Born in Dublin, Ireland and now residing in Brooklyn, New York, the folk singer/songwriter John Cathal O’Brien began playing guitar and writing songs at an early age. In the past he has played in several traditional Irish bands but at a certain point decided to focus on his solo career. If you’re thinking here that you should stop reading because you think this is going to be a traditional Irish folk singer full of sad drinking songs and refrains to be sung along to, first of all shame on you and secondly it’s not like that at all. O’Brien has released several albums to date and his latest offering is called These Borders.
The opening song “Cures” proves that this is not going to be a happy-sad ride of songs that will make you cry into your beer, but rather some very somber and stripped-down solo recordings that are at times hauntingly brilliant. By the second song, “Tavern” I was feeling that O’Brien was akin to such slow folk balladeers as Damien Jurado and Dan Mangan. The song is so simple yet so gripping. There’s this ethereal backing musicianship to it and a slightly shy eminence of female backing vocals which really makes the song so much more than it would have been without them. These are the small intricacies which so many other harbingers of the solo craft fail to recognize.

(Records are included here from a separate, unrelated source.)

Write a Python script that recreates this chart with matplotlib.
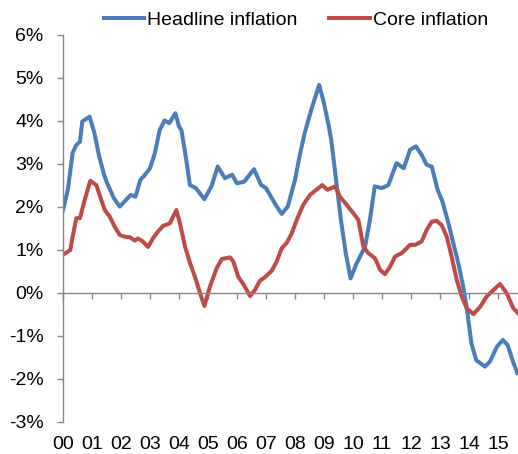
import numpy as np
import matplotlib
matplotlib.use("Agg")
import matplotlib.pyplot as plt
from matplotlib.ticker import FuncFormatter

# months since Jan 2000
headline_months = [0, 2, 4, 5.5, 7, 8, 11, 13, 15, 17, 18, 21, 22, 23.5, 25.5, 28, 30, 32,
                   33.5, 36, 38, 40, 42, 44, 46.5, 48, 49, 51, 52.5, 55, 58.5, 61.5, 64, 67,
                   70, 72, 75, 79, 82, 84, 88, 90.5, 93, 96, 98, 100, 103, 106, 108, 110,
                   111, 113, 115, 117, 119, 121.5, 125, 127, 129, 132, 134.6, 138, 141,
                   143.6, 146, 148.4, 150.5, 152.6, 155, 157, 159.5, 161.5, 163.6, 165.6,
                   167, 169, 171, 174.6, 176.7, 179.5, 182, 184, 186, 188]
headline = [1.92, 2.39, 3.25, 3.43, 3.51, 3.98, 4.09, 3.71, 3.16, 2.74, 2.58, 2.20, 2.12,
            2.00, 2.12, 2.27, 2.23, 2.62, 2.71, 2.89, 3.24, 3.78, 4.00, 3.94, 4.17, 3.86,
            3.78, 3.09, 2.50, 2.43, 2.17, 2.48, 2.93, 2.66, 2.74, 2.54, 2.58, 2.87, 2.50,
            2.43, 2.04, 1.83, 2.00, 2.62, 3.20, 3.71, 4.30, 4.83, 4.40, 3.86, 3.55, 2.62,
            1.69, 0.92, 0.33, 0.68, 1.07, 1.69, 2.47, 2.43, 2.50, 3.01, 2.89, 3.32, 3.40,
            3.20, 2.97, 2.93, 2.39, 2.12, 1.61, 1.15, 0.68, 0.14, -0.33, -1.18, -1.57,
            -1.72, -1.60, -1.26, -1.10, -1.22, -1.57, -1.87]

core_months = [0, 3, 4, 5.5, 7, 9, 11.3, 13.8, 15.8, 17.3, 19.3, 21.4, 23.5, 25.5, 27.6,
               29.7, 31, 33, 35.2, 37.2, 39.3, 41.4, 44.2, 46.9, 48.4, 50.5, 52.6, 54.6,
               56.7, 58.5, 60.8, 63.6, 65.7, 69.1, 70.5, 72.5, 74.6, 77.4, 79.4, 81.5, 83.6,
               86.4, 88.4, 90.5, 92.6, 94.6, 96.7, 99.4, 102.2, 105, 107.3, 109.4, 112.6,
               114.6, 117.4, 120.1, 122.2, 124.3, 126.3, 129.1, 131.2, 133.2, 135.3, 137.4,
               140.2, 143.6, 145.7, 148.4, 150.5, 152.6, 154.6, 156.7, 158.8, 160.8, 162.9,
               165, 167, 169.8, 172.6, 175.3, 178.1, 180.8, 183.6, 186.3, 188.3]
core = [0.88, 0.99, 1.30, 1.73, 1.73, 2.16, 2.60, 2.50, 2.16, 1.92, 1.77, 1.53, 1.34, 1.30,
        1.29, 1.21, 1.26, 1.19, 1.06, 1.26, 1.42, 1.55, 1.61, 1.92, 1.61, 1.07, 0.68, 0.37,
        -0.01, -0.31, 0.14, 0.57, 0.78, 0.82, 0.72, 0.37, 0.20, -0.08, 0.06, 0.28, 0.36,
        0.51, 0.72, 1.03, 1.16, 1.37, 1.69, 2.04, 2.27, 2.40, 2.50, 2.39, 2.47, 2.23, 2.04,
        1.85, 1.69, 1.07, 0.92, 0.80, 0.53, 0.43, 0.60, 0.84, 0.92, 1.11, 1.11, 1.19, 1.46,
        1.65, 1.67, 1.57, 1.30, 0.84, 0.30, -0.09, -0.36, -0.50, -0.33, -0.09, 0.06, 0.20,
        -0.01, -0.36, -0.48]

year_labels = ["00", "01", "02", "03", "04", "05", "06", "07", "08",
               "09", "10", "11", "12", "13", "14", "15"]

BLUE = "#4A7EBB"
RED = "#BE4B48"
GRAY = "#868686"

plt.rcParams["font.family"] = ["Liberation Sans", "DejaVu Sans"]

fig = plt.figure(figsize=(5.18, 4.54), dpi=100)
ax = fig.add_axes([63 / 518, (454 - 421.7) / 454, 1 - 63 / 518, (421.7 - 34.5) / 454])

hx = np.array(headline_months) / 12
cx = np.array(core_months) / 12
ax.plot(hx, headline, color=BLUE, lw=2.9, label="Headline inflation", solid_joinstyle="round")
ax.plot(cx, core, color=RED, lw=2.9, label="Core inflation", solid_joinstyle="round")

ax.set_xlim(0, 455 / 29)
ax.set_ylim(-3, 6)
ax.set_yticks(range(-3, 7))
ax.yaxis.set_major_formatter(FuncFormatter(lambda v, p: f"{int(v)}%"))

for s in ["top", "right"]:
    ax.spines[s].set_visible(False)
ax.spines["left"].set_color(GRAY)
ax.spines["bottom"].set_color(GRAY)
ax.spines["left"].set_linewidth(1)
ax.spines["bottom"].set_linewidth(1)
ax.spines["bottom"].set_position(("data", 0))

ax.set_xticks(range(len(year_labels)))
ax.set_xticklabels([])
ax.tick_params(axis="x", direction="out", length=4, color=GRAY, width=1)
ax.tick_params(axis="y", direction="out", length=4, color=GRAY, width=1,
               labelsize=14, pad=10)

for i, lab in enumerate(year_labels):
    ax.text(i, -0.038, lab, transform=ax.get_xaxis_transform(), ha="center", va="top",
            fontsize=14)

fig.legend(loc="center", bbox_to_anchor=(0.571, 0.956), ncol=2, frameon=False,
           fontsize=14, handlelength=2.1, handletextpad=0.15, columnspacing=1.6)

fig.savefig("out.png", dpi=100)
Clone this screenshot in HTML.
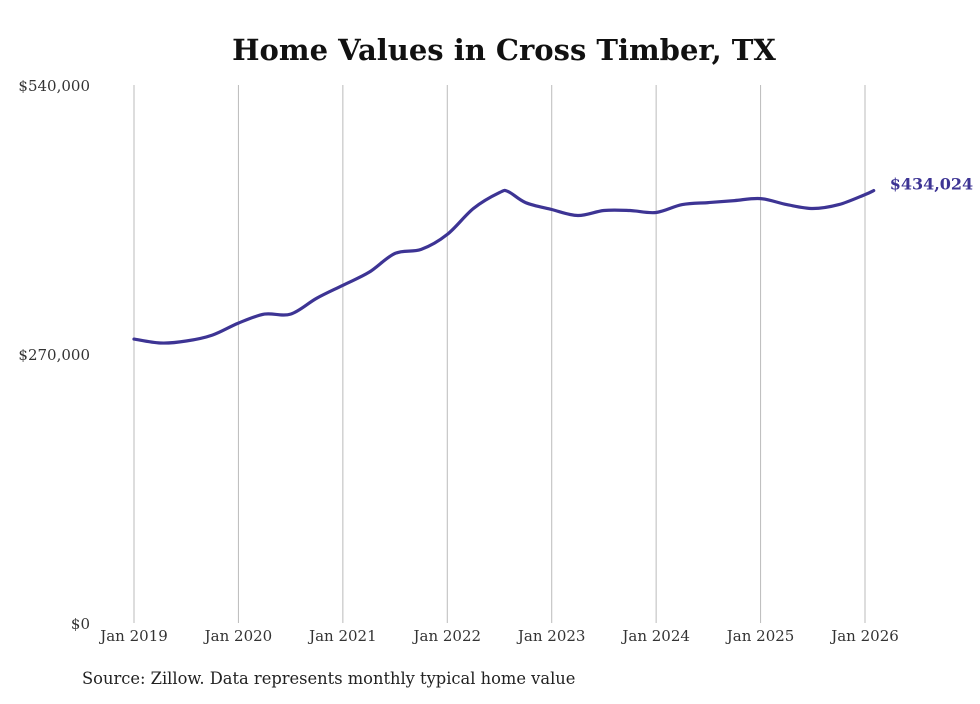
<!DOCTYPE html>
<html><head><meta charset="utf-8"><style>
body{margin:0;background:#fff;}
svg text{font-family:"DejaVu Serif","Liberation Serif",serif;}
</style></head><body>
<svg width="980" height="699" viewBox="0 0 980 699" id="chart">
<text x="504" y="60" text-anchor="middle" font-size="29" font-weight="bold" fill="#111">Home Values in Cross Timber, TX</text>
<g id="grid"></g><g id="yt"></g><g id="xt"></g><g id="series"></g>
<text x="82" y="684" font-size="16.3" fill="#222">Source: Zillow. Data represents monthly typical home value</text>
</svg>
<script>
const monthIdx=[0,3,6,9,12,15,18,21,24,27,30,33,36,39,42,43,45,48,51,54,57,60,63,66,69,72,75,78,81,84,85];
const values=[285000,281000,283000,289000,301000,310000,310000,326000,339000,352000,371000,375000,390000,416000,432000,433000,422000,415000,409000,414000,414000,412000,420000,422000,424000,426000,420000,416000,420000,430000,434024];
const yTicks=[0,270000,540000];
const yLabels=["$0","$270,000","$540,000"];
const xYears=["Jan 2019","Jan 2020","Jan 2021","Jan 2022","Jan 2023","Jan 2024","Jan 2025","Jan 2026"];
const lastLabel="$434,024";
const NS="http://www.w3.org/2000/svg";
const X=m=>134+m*(865-134)/84;
const Y=v=>623-v*(538/540000);
function mk(t,a,p){const e=document.createElementNS(NS,t);for(const k in a)e.setAttribute(k,a[k]);p.appendChild(e);return e;}
const grid=document.getElementById('grid'),yt=document.getElementById('yt'),xt=document.getElementById('xt'),ser=document.getElementById('series');
xYears.forEach((l,i)=>{
 const x=X(i*12);
 const ln=mk('line',{x1:x,x2:x,y1:85,y2:623,stroke:'#bbb','stroke-width':1},grid);
 
 
 const t=mk('text',{x:x,y:641,'text-anchor':'middle','font-size':15,fill:'#333'},xt);t.textContent=l;
 
 
});
yTicks.forEach((v,i)=>{
 const t=mk('text',{x:90,y:Y(v)+6,'text-anchor':'end','font-size':15,fill:'#333'},yt);t.textContent=yLabels[i];
 
 
});
const pts=values.map((v,i)=>[X(monthIdx[i]),Y(v)]);
let d='M'+pts[0][0].toFixed(1)+','+pts[0][1].toFixed(1);
for(let i=0;i<pts.length-1;i++){
 const p0=pts[Math.max(0,i-1)],p1=pts[i],p2=pts[i+1],p3=pts[Math.min(pts.length-1,i+2)];
 const c1=[p1[0]+(p2[0]-p0[0])/6,p1[1]+(p2[1]-p0[1])/6],c2=[p2[0]-(p3[0]-p1[0])/6,p2[1]-(p3[1]-p1[1])/6];
 d+=' C'+c1.map(n=>n.toFixed(1)).join(',')+' '+c2.map(n=>n.toFixed(1)).join(',')+' '+p2.map(n=>n.toFixed(1)).join(',');
}
const p=mk('path',{d:d,fill:'none',stroke:'#3d3494','stroke-width':3.2,'stroke-linejoin':'round','stroke-linecap':'round'},ser);


const n=values.length-1;
const lt=mk('text',{x:X(monthIdx[n])+16,y:Y(values[n])-1,'font-size':16,'font-weight':'bold',fill:'#3d3494'},ser);lt.textContent=lastLabel;


</script>
</body></html>
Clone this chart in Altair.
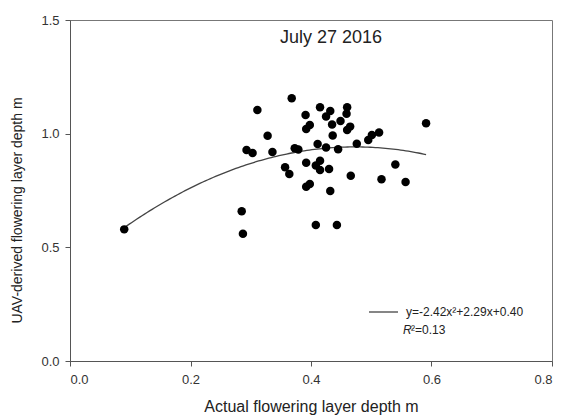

Later, on the album’s crown jewel of a song, the six-minute epic “Falling Life” the ghostly haze that is the backdrop to O’Brien’s acoustic guitar and vocals plays such an important part in giving off a ghostly presence which serves to add posterity to his melancholic story-song lyrics. Even when the song’s tone is less dramatic, as it is on the folksier closer “Winter” the backing effects just help to add so much more depth to the song.
These Borders is one of the best records by a solo-acoustic singer/songwriter that I have heard in a long while, and I have heard a lot. John Cathal O’Brien brings a lot more to his songs than just a guitar and vocals; he brings the whole record. These Borders is a result of what it means to hone a craft and the fruit that hard work bears.